• **Exercise prompt**:
Extract everything from the first line through the line with "const magnitudes = [1, 2, 3, 4];", both ends included, except for any pictures.

• **Data lines**:
========================================================================
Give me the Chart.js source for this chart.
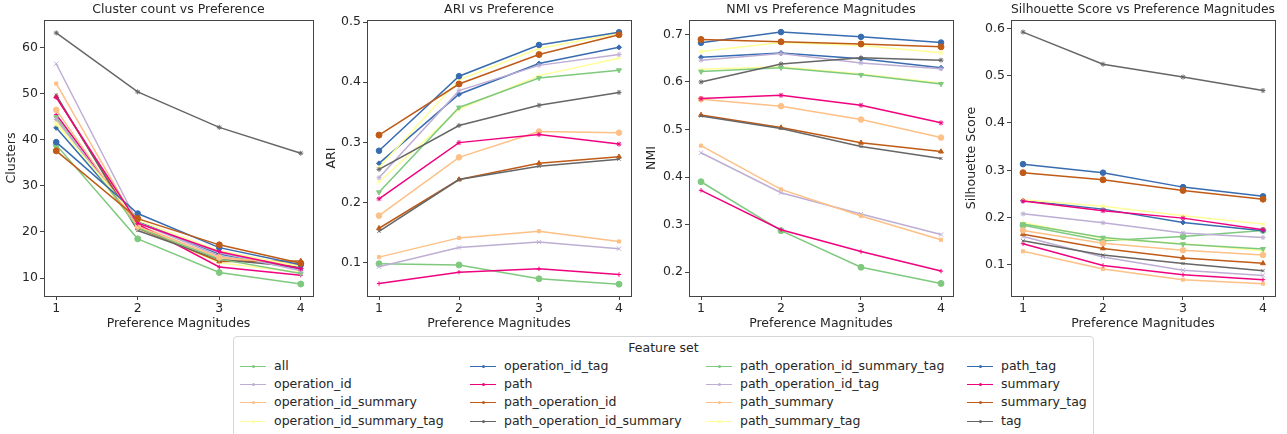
<!DOCTYPE html>
<html>
<head>
<meta charset="utf-8">
<script src="https://cdn.jsdelivr.net/npm/chart.js@4/dist/chart.umd.min.js"></script>
<style>
body { margin:0; background:#fff; width:1287px; height:434px; position:relative; overflow:hidden; font-family:'DejaVu Sans'; color:#262626; }
canvas { position:absolute; top:0; }
#legend { position:absolute; left:233px; top:336px; width:861px; height:110px; border:1px solid #d6d6d6; border-radius:4px; box-sizing:border-box; }
#legend .ttl { position:absolute; left:0; width:100%; top:3px; text-align:center; font-size:12.5px; }
#legend .item { position:absolute; font-size:12.5px; line-height:16px; white-space:nowrap; }
#legend .sw { position:absolute; top:8px; width:26px; height:0; border-top:1.5px solid; }
#legend .dot { position:absolute; left:11.5px; top:-2.5px; width:3px; height:3px; border-radius:1.5px; }
</style>
</head>
<body>
<canvas id="c0" width="358" height="334" style="left:0px"></canvas>
<canvas id="c1" width="316" height="334" style="left:320px"></canvas>
<canvas id="c2" width="318" height="334" style="left:640px"></canvas>
<canvas id="c3" width="320" height="334" style="left:960px"></canvas>
<div id="legend"><div class="ttl">Feature set</div></div>
<script>
const magnitudes = [1, 2, 3, 4];

const featureSets = [
    'all', 'operation_id', 'operation_id_summary', 'operation_id_summary_tag',
    'operation_id_tag', 'path', 'path_operation_id', 'path_operation_id_summary',
    'path_operation_id_summary_tag', 'path_operation_id_tag', 'path_summary', 'path_summary_tag',
    'path_tag', 'summary', 'summary_tag', 'tag'
];

// Accent palette, cycled twice
const colors = ['#7fc97f', '#beaed4', '#fdc086', '#ffff99', '#386cb0', '#f0027f', '#bf5b17', '#666666',
                '#7fc97f', '#beaed4', '#fdc086', '#ffff99', '#386cb0', '#f0027f', '#bf5b17', '#666666'];
const markers = ['circle', 'crossRot', 'rect', 'cross', 'rectRot', 'cross', 'triangle', 'crossRot',
                 'triangle', 'star', 'circle', 'star', 'circle', 'star', 'circle', 'star'];
const markerRotation = [0, 0, 0, 0, 0, 0, 0, 0, 180, 0, 0, 0, 0, 0, 0, 0];
const markerSize = [3, 3, 2.2, 2.5, 2.5, 2.2, 2.8, 2.2, 2.8, 2.5, 2.8, 2.5, 2.8, 2.5, 3, 2.5];

// one row per feature set, columns = preference magnitudes 1..4
const clusterCounts = [
    [38.9, 18.5, 11.2, 8.7],
    [56.5, 22.0, 14.8, 12.0],
    [52.2, 21.5, 14.3, 12.8],
    [43.9, 21.0, 13.3, 11.2],
    [42.6, 22.3, 15.2, 12.0],
    [45.5, 21.7, 12.4, 10.6],
    [49.4, 20.8, 13.6, 13.7],
    [49.7, 20.3, 14.0, 12.4],
    [44.9, 20.9, 14.1, 11.0],
    [44.4, 22.0, 15.5, 11.6],
    [46.5, 21.2, 14.5, 13.0],
    [43.4, 22.5, 15.9, 12.5],
    [39.5, 24.0, 16.6, 12.9],
    [49.2, 21.9, 15.7, 12.0],
    [37.6, 22.9, 17.2, 13.2],
    [63.2, 50.4, 42.7, 37.1]
];

const ariScores = [
    [0.098, 0.096, 0.073, 0.064],
    [0.093, 0.125, 0.134, 0.123],
    [0.109, 0.141, 0.152, 0.135],
    [0.234, 0.355, 0.411, 0.440],
    [0.265, 0.380, 0.431, 0.458],
    [0.065, 0.084, 0.0895, 0.080],
    [0.157, 0.238, 0.265, 0.276],
    [0.152, 0.238, 0.260, 0.272],
    [0.217, 0.358, 0.407, 0.420],
    [0.241, 0.386, 0.428, 0.446],
    [0.178, 0.275, 0.318, 0.316],
    [0.258, 0.404, 0.456, 0.481],
    [0.286, 0.410, 0.462, 0.483],
    [0.206, 0.2995, 0.313, 0.297],
    [0.312, 0.397, 0.446, 0.479],
    [0.255, 0.328, 0.3615, 0.383]
];

const nmiScores = [
    [0.390, 0.287, 0.210, 0.176],
    [0.451, 0.367, 0.322, 0.279],
    [0.466, 0.374, 0.318, 0.268],
    [0.627, 0.632, 0.617, 0.598],
    [0.652, 0.661, 0.649, 0.630],
    [0.372, 0.289, 0.243, 0.202],
    [0.5305, 0.504, 0.472, 0.4535],
    [0.5285, 0.502, 0.464, 0.439],
    [0.622, 0.630, 0.615, 0.596],
    [0.646, 0.660, 0.640, 0.628],
    [0.5635, 0.549, 0.521, 0.483],
    [0.664, 0.683, 0.677, 0.6615],
    [0.6825, 0.705, 0.695, 0.683],
    [0.565, 0.572, 0.551, 0.514],
    [0.6895, 0.6846, 0.680, 0.674],
    [0.600, 0.638, 0.651, 0.646]
];

const silhouetteScores = [
    [0.184, 0.151, 0.160, 0.173],
    [0.160, 0.117, 0.089, 0.078],
    [0.129, 0.0915, 0.069, 0.0606],
    [0.190, 0.156, 0.145, 0.130],
    [0.236, 0.218, 0.190, 0.1725],
    [0.145, 0.099, 0.0795, 0.069],
    [0.165, 0.135, 0.115, 0.1035],
    [0.151, 0.121, 0.103, 0.088],
    [0.1865, 0.158, 0.144, 0.134],
    [0.208, 0.189, 0.1675, 0.158],
    [0.173, 0.146, 0.131, 0.121],
    [0.238, 0.224, 0.204, 0.1865],
    [0.313, 0.295, 0.2645, 0.245],
    [0.235, 0.2146, 0.199, 0.1745],
    [0.295, 0.280, 0.2575, 0.239],
    [0.592, 0.524, 0.497, 0.4685]
];

const clusterTicks = [10, 20, 30, 40, 50, 60];
const ariTicks = [0.1, 0.2, 0.3, 0.4, 0.5];
const nmiTicks = [0.2, 0.3, 0.4, 0.5, 0.6, 0.7];
const silhouetteTicks = [0.1, 0.2, 0.3, 0.4, 0.5, 0.6];

Chart.defaults.font.family = 'DejaVu Sans';
Chart.defaults.font.size = 12.5;
Chart.defaults.color = '#262626';

const frame = {
    id: 'frame',
    afterDatasetsDraw(chart) {
        const a = chart.chartArea, ctx = chart.ctx;
        ctx.save();
        ctx.strokeStyle = '#444';
        ctx.lineWidth = 1;
        ctx.strokeRect(Math.round(a.left) + 0.5, Math.round(a.top) + 0.5,
                       Math.round(a.right - a.left), Math.round(a.bottom - a.top));
        ctx.restore();
    }
};

function draw_panel(id, title, yTitle, values, yTicks, yMin, yMax, yWidth, padRight, decimals) {
    const datasets = featureSets.map(function (name, i) {
        return {
            label: name,
            data: magnitudes.map(function (m, j) { return {x: m, y: values[i][j]}; }),
            borderColor: colors[i],
            backgroundColor: colors[i],
            borderWidth: 1.5,
            pointStyle: markers[i],
            pointRadius: markerSize[i],
            pointRotation: markerRotation[i],
            pointBorderColor: colors[i],
            pointBorderWidth: 1,
            tension: 0,
            order: featureSets.length - i
        };
    });
    const tickGrid = { display: true, drawOnChartArea: false, drawTicks: true, tickLength: 4, color: '#444' };
    const config = {
        type: 'line',
        data: { datasets: datasets },
        options: {
            responsive: false,
            animation: false,
            devicePixelRatio: 1,
            layout: { padding: { left: 0, right: padRight, top: 0, bottom: 0 } },
            plugins: {
                legend: { display: false },
                tooltip: { enabled: false },
                title: { display: true, text: title, fullSize: false, color: '#262626',
                         font: { size: 12.5, weight: 'normal' }, padding: { top: 2.5, bottom: 2.5 } }
            },
            scales: {
                x: {
                    type: 'linear', min: 0.85, max: 4.15,
                    afterBuildTicks: function (s) { s.ticks = magnitudes.map(function (v) { return {value: v}; }); },
                    afterFit: function (s) { s.height = 38; },
                    grid: tickGrid,
                    border: { display: false },
                    ticks: { padding: 1, callback: function (v) { return v; } },
                    title: { display: true, text: 'Preference Magnitudes', padding: { top: 0, bottom: 3 } }
                },
                y: {
                    type: 'linear', min: yMin, max: yMax,
                    afterBuildTicks: function (s) { s.ticks = yTicks.map(function (v) { return {value: v}; }); },
                    afterFit: function (s) { s.width = yWidth; },
                    grid: tickGrid,
                    border: { display: false },
                    ticks: { padding: 2, callback: function (v) { return v.toFixed(decimals); } },
                    title: { display: true, text: yTitle, padding: { top: 4, bottom: 4 } }
                }
            }
        },
        plugins: [frame]
    };
    return new Chart(document.getElementById(id), config);
}

function draw_legend() {
    const box = document.getElementById('legend');
    const textX = [40, 270, 506, 767];
    const rowY = [21, 39, 57, 76];
    featureSets.forEach(function (name, i) {
        const col = Math.floor(i / 4), row = i % 4;
        const item = document.createElement('div');
        item.className = 'item';
        item.style.left = (textX[col] - 34) + 'px';
        item.style.top = rowY[row] + 'px';
        item.innerHTML = '<span class="sw" style="left:0;border-color:' + colors[i] + '">' +
            '<span class="dot" style="background:' + colors[i] + '"></span></span>' +
            '<span style="margin-left:34px">' + name + '</span>';
        box.appendChild(item);
    });
}

function draw_graphs() {
    draw_panel('c0', 'Cluster count vs Preference', 'Clusters', clusterCounts, clusterTicks, 6.1, 66.0, 44, 45, 0);
    draw_panel('c1', 'ARI vs Preference', 'ARI', ariScores, ariTicks, 0.0443, 0.5035, 47, 1, 1);
    draw_panel('c2', 'NMI vs Preference Magnitudes', 'NMI', nmiScores, nmiTicks, 0.1495, 0.7305, 49, 1, 1);
    draw_panel('c3', 'Silhouette Score vs Preference Magnitudes', 'Silhouette Score', silhouetteScores, silhouetteTicks, 0.0345, 0.6175, 51, 1, 1);
    draw_legend();
}
draw_graphs();
</script>
</body>
</html>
========================================================================
• **The solution**:
Give me the Chart.js source for this chart.
<!DOCTYPE html>
<html>
<head>
<meta charset="utf-8">
<script src="https://cdn.jsdelivr.net/npm/chart.js@4/dist/chart.umd.min.js"></script>
<style>
body { margin:0; background:#fff; width:1287px; height:434px; position:relative; overflow:hidden; font-family:'DejaVu Sans'; color:#262626; }
canvas { position:absolute; top:0; }
#legend { position:absolute; left:233px; top:336px; width:861px; height:110px; border:1px solid #d6d6d6; border-radius:4px; box-sizing:border-box; }
#legend .ttl { position:absolute; left:0; width:100%; top:3px; text-align:center; font-size:12.5px; }
#legend .item { position:absolute; font-size:12.5px; line-height:16px; white-space:nowrap; }
#legend .sw { position:absolute; top:8px; width:26px; height:0; border-top:1.5px solid; }
#legend .dot { position:absolute; left:11.5px; top:-2.5px; width:3px; height:3px; border-radius:1.5px; }
</style>
</head>
<body>
<canvas id="c0" width="358" height="334" style="left:0px"></canvas>
<canvas id="c1" width="316" height="334" style="left:320px"></canvas>
<canvas id="c2" width="318" height="334" style="left:640px"></canvas>
<canvas id="c3" width="320" height="334" style="left:960px"></canvas>
<div id="legend"><div class="ttl">Feature set</div></div>
<script>
const magnitudes = [1, 2, 3, 4];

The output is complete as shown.